Venezuela y Cataluña, la narrativa de un plebiscito bueno y un referéndum malo

Si los catalanes ya no quieren ser españoles, ese es asunto de ellos. Si Madrid hace todo a su alcance para impedirlo, creo que no les falta razón, pero no voy a enfocarme en ello.

De este proceso me interesa la moralidad flexible que exhibe la casta política española, para quienes existen plebiscitos buenos y malos, así como represión buena y mala.

Las autoridades de Cataluña convocaron el pasado 1 de octubre un referéndum para resolver en las urnas su independencia, un propósito que obviamente desafía a las leyes españolas y amenaza la integridad territorial de ese país.

Los catalanes aseguran tener razones históricas y culturales para legitimar este proceso, y para hacerlo sin estropear sus ciudades pulcras y su talante de hombres civilizados, han ideado hacerlo a través de una metáfora de guerra que no deja escombros: el voto y una inmensa operación de propaganda.

El gobierno de Rajoy actuó para impedir la consulta que catalogó de ilegal y no se detuvo en parecer mesurado con sus policías, quienes golpearon a los activistas independentistas, cerraron varios centros electorales y secuestraron las urnas para que no se votara.

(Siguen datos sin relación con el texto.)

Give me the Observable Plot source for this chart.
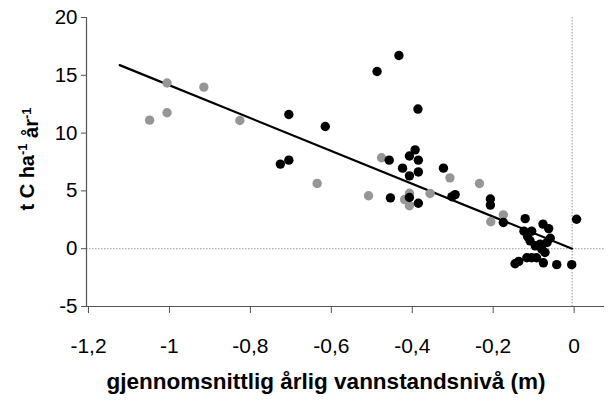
<!DOCTYPE html>
<html><head><meta charset="utf-8">
<script src="https://cdn.jsdelivr.net/npm/d3@7"></script>
<script src="https://cdn.jsdelivr.net/npm/@observablehq/plot@0.6"></script>
<style>body{margin:0;background:#fff}</style>
</head><body><div id="chart"></div>
<script>
const greyX = [-1.044,-1.001,-1.001,-0.910,-0.821,-0.630,-0.503,-0.471,-0.414,-0.402,-0.402,-0.351,-0.302,-0.229,-0.201,-0.170];
const greyY = [11.12,14.33,11.76,13.98,11.09,5.64,4.58,7.87,4.25,4.80,3.72,4.78,6.13,5.64,2.33,2.93];
const blackX = [-0.721,-0.700,-0.700,-0.610,-0.482,-0.428,-0.381,-0.452,-0.388,-0.402,-0.380,-0.419,-0.380,-0.402,-0.318,-0.449,-0.402,-0.380,-0.297,-0.289,-0.202,-0.202,-0.170,-0.116,0.011,-0.072,-0.058,-0.119,-0.100,-0.104,-0.091,-0.079,-0.062,-0.054,-0.067,-0.112,-0.100,-0.088,-0.141,-0.132,-0.071,-0.038,-0.001,-0.110,-0.075];
const blackY = [7.32,7.66,11.61,10.57,15.33,16.71,12.08,7.66,8.55,8.02,7.66,6.97,6.64,6.30,6.97,4.40,4.43,3.93,4.50,4.68,4.30,3.77,2.27,2.60,2.55,2.13,1.74,1.52,1.52,0.68,0.25,0.40,0.54,0.90,-0.33,-0.78,-0.78,-0.78,-1.30,-1.10,-1.22,-1.38,-1.38,1.05,-0.05];
const fitX = [-1.118, 0];
const fitY = [15.88, 0];
const xTicks = [-1.2,-1,-0.8,-0.6,-0.4,-0.2,0];
const xTickLabels = ["-1,2","-1","-0,8","-0,6","-0,4","-0,2","0"];
const yTicks = [-5,0,5,10,15,20];
const yTickLabels = ["-5","0","5","10","15","20"];
const xTitle = "gjennomsnittlig årlig vannstandsnivå (m)";
const yTitleParts = ["t C ha", "-1", " år", "-1"];

const grey = greyX.map((x,i)=>({x, y: greyY[i]}));
const black = blackX.map((x,i)=>({x, y: blackY[i]}));
const fit = fitX.map((x,i)=>({x, y: fitY[i]}));
const axisColor = "#555";
const font = "'Liberation Sans', Arial, sans-serif";

const svg = Plot.plot({
  width: 608, height: 405,
  marginLeft: 86, marginRight: 4, marginTop: 17, marginBottom: 99,
  x: {domain: [-1.2, 0.08]},
  y: {domain: [-5, 20]},
  style: {fontFamily: font, fontSize: "20px", color: "#000", background: "#fff"},
  marks: [
    Plot.ruleY([0], {stroke: "#999", strokeDasharray: "1.5,1.5", strokeWidth: 1}),
    Plot.ruleX([0], {stroke: "#999", strokeDasharray: "1.5,1.5", strokeWidth: 1}),
    Plot.axisX({ticks: xTicks, tickFormat: d => xTickLabels[xTicks.indexOf(d)], tickSize: 7, tickPadding: 25, stroke: axisColor, fill: "#000", label: null, fontSize: 21, dx: 2}),
    Plot.axisY({ticks: yTicks, tickFormat: d => yTickLabels[yTicks.indexOf(d)], tickSize: 5, tickPadding: 4, stroke: axisColor, fill: "#000", label: null, fontSize: 20.5}),
    Plot.ruleY([-5], {stroke: axisColor, strokeWidth: 1.2}),
    Plot.ruleX([-1.2], {stroke: axisColor, strokeWidth: 1.2}),
    Plot.line(fit, {x: "x", y: "y", stroke: "#000", strokeWidth: 2.2}),
    Plot.dot(grey, {x: "x", y: "y", r: 4.7, fill: "#969696"}),
    Plot.dot(black, {x: "x", y: "y", r: 4.7, fill: "#000"})
  ]
});
document.getElementById("chart").appendChild(svg);

const s = d3.select(svg);
s.append("text")
  .attr("x", 326).attr("y", 389)
  .attr("text-anchor", "middle")
  .attr("font-family", font).attr("font-weight", "bold").attr("font-size", 22.5)
  .attr("fill", "#000")
  .text(xTitle);

const yt = s.append("text")
  .attr("transform", "translate(34,159) rotate(-90)")
  .attr("text-anchor", "middle")
  .attr("font-family", font).attr("font-weight", "bold").attr("font-size", 20)
  .attr("fill", "#000");
yt.append("tspan").text(yTitleParts[0]);
yt.append("tspan").attr("dy", "-0.55em").attr("font-size", 13).text(yTitleParts[1]);
yt.append("tspan").attr("dy", "0.55em").text(yTitleParts[2]);
yt.append("tspan").attr("dy", "-0.55em").attr("font-size", 13).text(yTitleParts[3]);
</script>
</body></html>
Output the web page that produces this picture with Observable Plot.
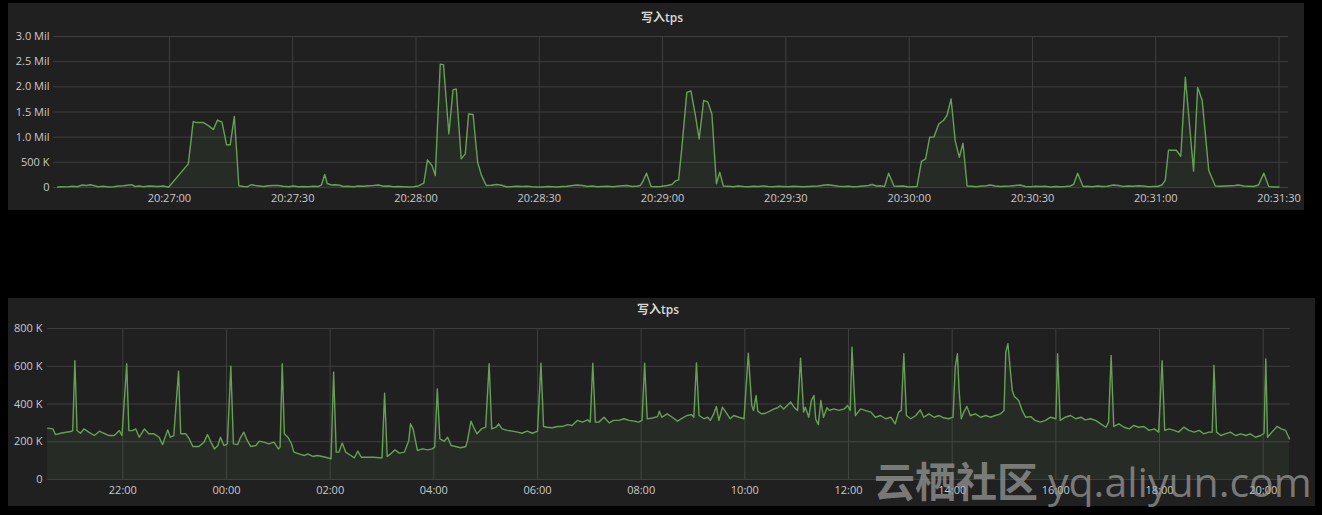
<!DOCTYPE html>
<html><head><meta charset="utf-8">
<script src="https://cdn.jsdelivr.net/npm/d3@7"></script>
<script src="https://cdn.jsdelivr.net/npm/@observablehq/plot@0.6"></script>
<style>
html,body{margin:0;padding:0;background:#000;}
#root{position:relative;width:1322px;height:515px;background:#000;overflow:hidden;font-family:"Open Sans","Noto Sans CJK SC",sans-serif;}
.panel{position:absolute;}
.panel svg{display:block;}
.title{position:absolute;transform:translateX(-50%);color:#d8d9da;font-size:12px;font-weight:600;white-space:nowrap;line-height:14px;font-family:"Open Sans","Noto Sans CJK SC",sans-serif;}
#wm{position:absolute;left:0;top:0;pointer-events:none;}
</style></head>
<body><div id="root"></div>
<script>
// ---------- DATA ----------
const chartTitle = "写入tps";
// top chart: seconds after 20:26:00, values in thousands
const topSeconds = [32.8,34,35.2,36.4,37.6,38.8,39.8,40.8,41.8,42.7,43.9,45.2,46.4,47.6,48.8,49.8,50.8,51.7,52.7,53.7,54.9,56.1,57.3,58.5,59.8,
64.6,65.8,66.7,68.3,69.5,70.7,71.7,72.8,73.9,74.8,75.8,76.9,
78,79,80,80.9,81.9,82.9,84.1,85.3,86.5,87.7,89,90.2,91.4,92.6,93.8,95,96.3,97,97.8,98.4,99.4,100.4,101.4,102.3,
103.6,104.8,106,107.2,108.4,109.6,110.9,112.1,113.3,114.5,115.7,116.9,118.1,119.4,120.6,121.9,122.8,123.9,124.7,125.9,126.7,128,129,129.8,131,132,132.8,133.9,135,135.9,137.1,138.3,139.7,140.8,142.2,143.5,144.7,145.9,147.1,148.3,149.5,150.8,152,153.2,154.4,155.6,156.8,158.1,159.3,160.5,161.7,162.9,164.1,165.3,166.6,167.8,169,170.2,171.4,172.6,173.9,174.6,175.2,176.1,177.2,178.3,179.5,181.1,182.3,183.1,183.9,184.7,185.9,186.9,188,188.9,190,191,192,193.1,193.9,194.8,196,197.2,198.4,199.7,200.9,202.1,203.3,204.5,205.7,206.9,208.2,209.4,210.6,211.8,213,214.3,215.5,216.7,217.9,219.1,220.3,221.6,222.8,224,225.2,226.4,227.6,228.9,230.1,231,232,233,234,235,236.3,237.4,238.6,239.8,240.8,241.9,243,244,245,246,247.2,248.3,249.2,250.2,251.2,252.2,253.1,254.1,255.1,256.3,257.6,258.8,259.7,261,262.2,263.4,264.6,265.8,267,268.3,269.5,270.7,271.9,273.1,274.3,275.6,276.8,278,279.2,280,281,282.3,283.4,284.6,285.8,287,288.2,289.7,290.9,292.1,293.3,294.5,295.8,297,298.2,299.4,300.4,301.5,302.3,303.1,305,306.1,307.2,309.2,310.2,311.3,312.9,314.5,315.8,317,318.2,319.2,320.2,321.4,322.6,323.8,325,326.3,327.5,328.7,330];
const topValuesK = [10,15,12,25,15,50,40,55,35,15,25,10,15,30,35,45,55,20,30,15,30,25,20,30,5,
470,1310,1290,1290,1230,1150,1340,1300,850,850,1410,35,
20,15,55,40,30,20,35,40,40,25,15,30,15,20,15,25,20,50,258,80,50,55,45,20,
25,15,30,25,35,40,50,25,30,15,20,15,10,15,30,85,550,437,238,2450,2440,1065,1940,1960,570,668,1460,1450,502,250,40,45,60,45,10,20,25,20,25,15,10,10,20,15,10,20,25,40,50,40,20,30,15,20,25,15,25,35,40,20,30,40,120,285,20,15,20,40,60,130,150,800,1890,1920,1430,965,1730,1700,1460,73,304,30,25,15,30,20,15,25,20,30,20,15,25,20,15,25,20,15,20,25,30,45,55,40,25,20,25,15,20,30,40,60,30,35,20,285,30,25,30,10,15,20,520,570,1000,1000,1260,1330,1430,1760,932,600,880,30,25,15,30,35,50,30,20,25,30,40,50,20,15,25,20,25,10,20,15,20,30,60,285,20,25,15,30,20,25,50,40,20,30,25,35,30,15,20,20,50,140,740,740,620,2190,325,1990,1730,338,30,25,30,35,40,50,30,25,20,50,285,20,10,10];
const topXTicks = ["20:27:00","20:27:30","20:28:00","20:28:30","20:29:00","20:29:30","20:30:00","20:30:30","20:31:00","20:31:30"];
const topYTicksK = [0,500,1000,1500,2000,2500,3000];

// bottom chart: minutes after 20:00 of day one, values in thousands
const bottomMinutes = [33,39,42,48,54,60,62,64.5,67,71,75,81,87,93,98,104,110,116,119,124.5,127,131,135,139,145,150,156,162,166,172,175,179,184.5,187,193,197,201,208,214,218,222,226,230,233,237,241,245,248,253,256,260,264,268,274,278,283,289,295,300,302,304.5,307,311,315,318,324,330,334,340,345,351,357,361,364,367,370,374,378,384,388,392,396,403,411,417,420,423,426,430,435,440,446,451,453,456,461,467,473,478,481,484,487,492,496,500,505,511,517,519,523,527,530,535,540,544,547,552,555,559,565,571,577,582,588,594,600,604,607,611,617,623,629,635,640,646,652,658,661,664,667,671,677,683,688,694,700,706,712,717,721,724,727,733,739,741,744,750,756,762,768,773,778,781,784,787,793,797,800,804,807,810,814,818,823,827,833,839,844,848,850,853,855,859,864,870,874,878,881,885,889,893,897,901,904.5,908,910,914,917,920,922,925,928,931,935,938,943,949,955,959,962,964,968,974,980,986,991,997,1003,1009,1014,1018,1021,1024,1027,1032,1038,1043,1047,1053,1059,1065,1070,1076,1081,1083.5,1086,1088,1090.5,1093.5,1097,1101,1107,1113,1119,1124,1130,1136,1140,1142,1144.5,1147,1149.5,1152,1157,1161,1165,1171,1176,1182,1188,1194,1200,1202,1205,1211,1217,1223,1229,1234,1240,1246,1252,1258,1261,1264,1267,1273,1279,1285,1290,1296,1302,1308,1314,1319,1323,1326,1331,1337,1342,1348,1354,1360,1366,1371,1377,1381,1383,1386,1391,1396,1402,1408,1414,1420,1425,1431,1437,1441,1443,1445,1450,1456,1461,1466,1470.5];
const bottomValuesK = [272,268,238,245,250,254,259,630,260,245,268,250,233,256,245,233,233,259,233,613,259,259,268,224,268,242,242,224,185,263,224,233,574,242,242,215,175,175,198,238,198,162,180,224,180,189,600,189,185,221,251,207,175,180,203,198,189,198,162,171,613,242,224,192,145,136,127,136,122,127,122,115,110,569,145,145,193,145,127,115,150,118,118,118,115,115,457,122,136,157,140,145,207,295,268,154,162,157,162,171,480,215,203,224,180,175,168,175,207,309,268,242,268,277,613,268,277,295,268,260,256,251,245,256,245,256,616,281,277,274,281,281,291,286,313,304,316,304,616,304,304,330,300,313,313,322,313,309,304,313,616,321,326,333,362,330,348,330,309,326,339,344,330,618,339,322,330,313,348,387,313,383,357,322,339,330,322,669,392,365,445,362,348,351,365,374,380,392,374,392,410,383,365,643,357,383,330,419,445,320,291,419,330,380,366,374,366,374,392,366,701,339,374,365,357,330,339,322,330,295,357,366,666,339,322,339,369,330,348,330,339,327,322,330,595,666,473,322,357,387,339,348,330,339,330,339,348,366,675,719,595,472,440,419,366,330,333,313,304,313,330,322,666,313,330,339,322,330,316,322,313,295,277,304,657,281,295,277,268,286,277,281,260,268,251,630,260,268,260,251,277,260,251,260,242,251,251,604,251,233,242,251,233,242,233,242,224,233,245,639,224,251,281,268,260,215];
const bottomXTicks = ["22:00","00:00","02:00","04:00","06:00","08:00","10:00","12:00","14:00","16:00","18:00","20:00"];
const bottomYTicksK = [0,200,400,600,800];

const watermarkCn = "云栖社区";
const watermarkEn = "yq.aliyun.com";

// ---------- BUILD ----------
const day0 = Date.UTC(2017, 0, 1, 0, 0, 0);
const topTime = s => new Date(day0 + (20*3600 + 26*60 + s) * 1000);
const bottomTime = m => new Date(day0 + (20*60 + m) * 60000);
const hmsToDate = (str, nextDayBefore) => {
  const [h, m, s = 0] = str.split(":").map(Number);
  let secs = h*3600 + m*60 + s;
  if (nextDayBefore !== undefined && h < nextDayBefore) secs += 86400;
  return new Date(day0 + secs*1000);
};

const topData = topSeconds.map((s, i) => ({t: topTime(s), v: topValuesK[i]}));
const bottomData = bottomMinutes.map((m, i) => ({t: bottomTime(m), v: bottomValuesK[i]}));
const topTicks = topXTicks.map(s => hmsToDate(s));
const bottomTicks = bottomXTicks.map(s => hmsToDate(s, 21));

const fmtTop = d => d === 0 ? "0" : d < 1000 ? `${d} K` : `${(d/1000).toFixed(1)} Mil`;
const fmtBottom = d => d === 0 ? "0" : `${d} K`;

const lineColor = "#66a055";
const gridColor = "#3e3e3e";
const panelBg = "#202020";
const fontFam = '"Open Sans","Noto Sans CJK SC",sans-serif';

function panel({left, top, width, height, margins, xDomain, xTicks, xFmt, yDomain, yTicks, yFmt, data, yPad, titleX, titleY}) {
  const div = document.createElement("div");
  div.className = "panel";
  Object.assign(div.style, {left: left+"px", top: top+"px", width: width+"px", height: height+"px", background: panelBg});
  const chart = Plot.plot({
    width, height,
    marginLeft: margins[0], marginRight: margins[1], marginTop: margins[2], marginBottom: margins[3],
    style: {background: panelBg, color: "#c9c9c9", fontSize: "11px", fontFamily: fontFam, overflow: "visible"},
    x: {type: "utc", domain: xDomain, ticks: xTicks, tickFormat: xFmt, tickSize: 0, tickPadding: 7, label: null},
    y: {domain: yDomain, ticks: yTicks, tickFormat: yFmt, tickSize: 0, tickPadding: yPad, label: null},
    marks: [
      Plot.gridY(yTicks, {stroke: gridColor, strokeOpacity: 1}),
      Plot.gridX(xTicks, {stroke: gridColor, strokeOpacity: 1}),
      Plot.areaY(data, {x: "t", y: "v", fill: lineColor, fillOpacity: 0.1, curve: "linear"}),
      Plot.lineY(data, {x: "t", y: "v", stroke: lineColor, strokeWidth: 1.4, curve: "linear"})
    ]
  });
  div.appendChild(chart);
  const t = document.createElement("div");
  t.className = "title";
  t.textContent = chartTitle;
  t.style.left = titleX + "px";
  t.style.top = titleY + "px";
  div.appendChild(t);
  document.getElementById("root").appendChild(div);
}

panel({
  left: 8, top: 3, width: 1296, height: 207, margins: [45, 16, 33, 23],
  xDomain: [topTime(31.8), topTime(332.3)], xTicks: topTicks, xFmt: d3.utcFormat("%H:%M:%S"),
  yDomain: [0, 3000], yTicks: topYTicksK, yFmt: fmtTop, data: topData, yPad: 4,
  titleX: 654, titleY: 8
});
panel({
  left: 8, top: 298, width: 1307, height: 208, margins: [39, 25, 30, 27],
  xDomain: [bottomTime(32.8), bottomTime(1471.6)], xTicks: bottomTicks, xFmt: d3.utcFormat("%H:%M"),
  yDomain: [0, 800], yTicks: bottomYTicksK, yFmt: fmtBottom, data: bottomData, yPad: 5,
  titleX: 650, titleY: 5
});

// watermark overlay (as in the reference image, it lies over the lower axis labels)
const ns = "http://www.w3.org/2000/svg";
const wm = document.createElementNS(ns, "svg");
wm.setAttribute("id", "wm");
wm.setAttribute("width", 1322);
wm.setAttribute("height", 515);
const tx = document.createElementNS(ns, "text");
tx.setAttribute("x", 874);
tx.setAttribute("y", 497);
tx.setAttribute("fill", "#a0a0a0");
tx.setAttribute("fill-opacity", "0.7");
tx.setAttribute("font-size", "41");
tx.setAttribute("font-family", '"Noto Sans CJK SC","Open Sans",sans-serif');
const s1 = document.createElementNS(ns, "tspan");
s1.setAttribute("font-weight", "bold");
s1.textContent = watermarkCn;
const s2 = document.createElementNS(ns, "tspan");
s2.setAttribute("font-family", '"Open Sans",sans-serif');
s2.setAttribute("dx", "10");
s2.textContent = watermarkEn;
tx.appendChild(s1); tx.appendChild(s2);
wm.appendChild(tx);
document.getElementById("root").appendChild(wm);
</script></body></html>
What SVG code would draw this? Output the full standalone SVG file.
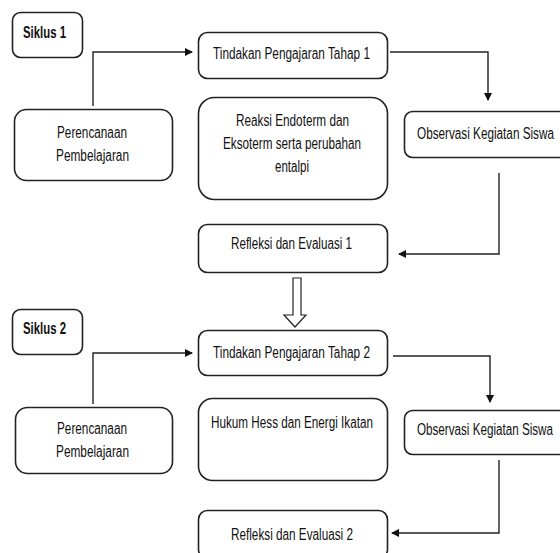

Las autoridades españolas actuaron con una determinación inequívoca que inevitablemente suscitaron la curiosidad de más de un desprevenido espectador en Venezuela, quienes tenían otra idea de la coherencia y espíritu democrático de los dirigentes en Madrid.

Es aquí donde uno recuerda: ¿y acaso el plebiscito del 16 de julio, convocado por la oposición y apoyado desde España, no se parecía al referéndum en Cataluña? Es decir: ¿ambos no fueron un desafío inadmisible para las dos constituciones?

El plebiscito opositor si bien no buscaba la escisión de una parte del territorio, perseguía legitimar el desconocimiento del Estado y sus instituciones, al mismo tiempo que aupaba la conformación de un Gobierno usurpador, lo que también es algo bastante grave como el independentismo catalán.

Increíblemente, la dictadura más férrea del continente no hizo nada para impedir el proceso y los dejó llegar hasta la osadía de anunciar los resultados de un escrutinio ficticio de más de siete millones de “votos totales”.

Póngase atención, el “régimen de Nicolás Maduro” no movilizó cuerpos de seguridad para impedir un acto sedicioso. Al contrario, garantizó que se llevara en paz la consulta interna opositora.

Desde España aplaudieron semejante epopeya de “Revolución Ciudadana” y le exigieron al gobierno venezolano, y a las demás instituciones, a que le dieran curso al “mandamiento popular” con una severidad democrática que parecía no tener fisuras.

La reacción de Caracas fue la de la vía de los comunicados diplomáticos, pero el mejor escarmiento para desnudar la soberbia de Madrid fue el auxilio de aquella ley universal que le ensucia la cara a aquellos que escupen para arriba.

Desde España se les aguaba el ojo con las escenas de la “feroz” represión de la policía y Guardia Nacional en Venezuela, pero cuando les tocó hacer lo mismo, actuar para mantener el imperio de la ley, la represión de la Guardia Civil fue un operativo legítimo que no se opaca con las escenas de gente lastimadas con garrotes o de viejitas heridas.

Cuando secuestraron urnas para impedir el referéndum, actuaron de un “modo democrático”, según Rajoy, pero Venezuela es la dictadura al permitir que los promotores de una sedición descomunal votaran con una tranquilidad criminal que se diluyó en el olvido.

Al mismo tiempo se reveló un estado de alma perverso entre quienes operan detrás de los medios en España, quienes voltearon sus escrúpulos con una agilidad para interpretar la represión policial en Cataluña como una epopeya legítima, sin que ya mencionar la palabra “represión” les dibujara una mueca de asco como lo hacen con Venezuela, y en la que pueden asimilar sin advertir una falta de coherencia, que impedir un acto de votación se parece a un acto en defensa de la democracia, con una lógica de plebiscitos buenos y referéndum malos.